を『合理的な食事』とするならば、最も合理的な食事はマクドナルドかもしれない。

安いし、早いし、食器すらも使わないし。

しかし、私が歩み始めたこの仕事(カフェの仕事)の本質は『合理的な食事を摂らせる』』こととは違うと思っている。

むしろ正反対の非合理的なことだ。

『自分が自分のためにする合理的なことにお金を使う』とは対極の、『自分のために他人がやってくれる非合理的なことにお金を払ってもらう』ことがこの仕事なのだと思う。

『合理的なやり方に共感を持つ』こともできるが、『非合理的なやり方に共感を持つ』こともできる。

『カフェの仕事』は後者のような気がしている。
(非合理的なやり方に共感してもらえる人を増やしていくこと)


なんとなくだが、『芸術や詩歌について語り合う』とか『アンティークや古道具を愛でる』という感覚に近い気がする。

カフェという仕事はつくづく、『生存や生活の上で(栄養学的に)必要のない』もので商売している『非合理的』なものだ。

でもそんな仕事を選んで(愛して)しまったのだから、こればっかりは仕方ない…

もう、20年以上もやってて、これからもやりたいと思っているのだから、いくら自分の仕事が『非合理的』だとしても...

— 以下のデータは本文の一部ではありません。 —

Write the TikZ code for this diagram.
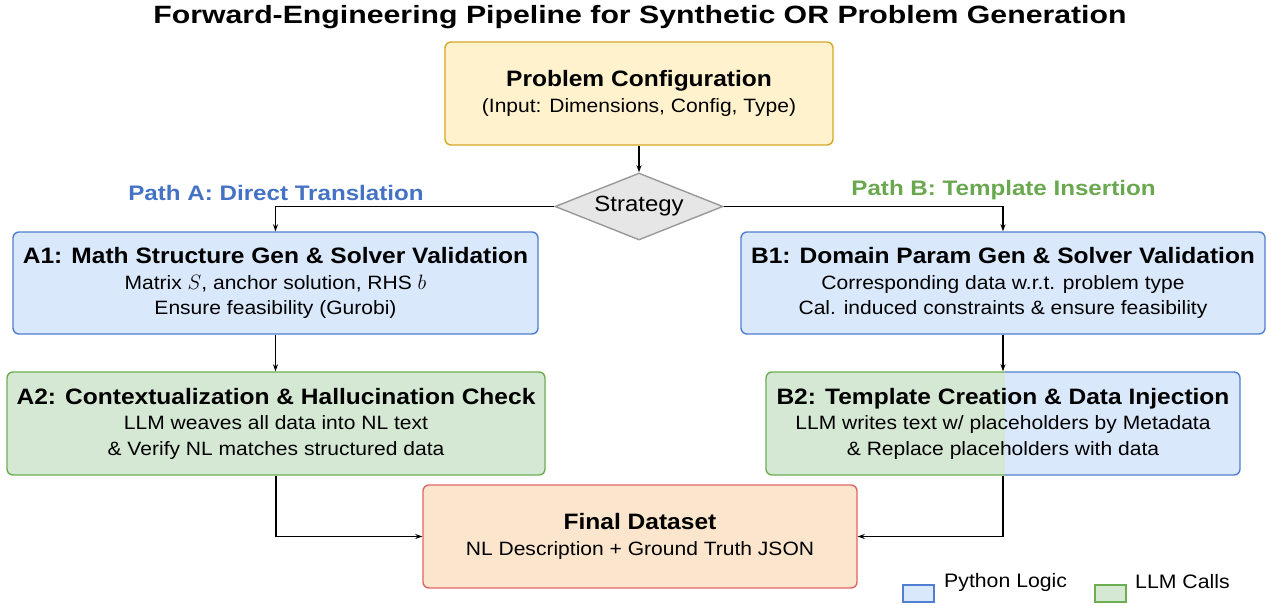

ちなみに、著書の中で、『(食器や調理器具の)後片付けが面倒だから料理をしたくない』という人の意見もある、私の場合は、食器や調理器具が山積みになっていたとしても、それを洗って拭いて片付けることに何の面倒くささも感じないし、片付けるものが多ければ多いほど、それを片付けた時の達成感を感じる方なので、洗い物は全然嫌じゃない。

それもまた『家事』ではなく『仕事』だからそう思うのかもしれない。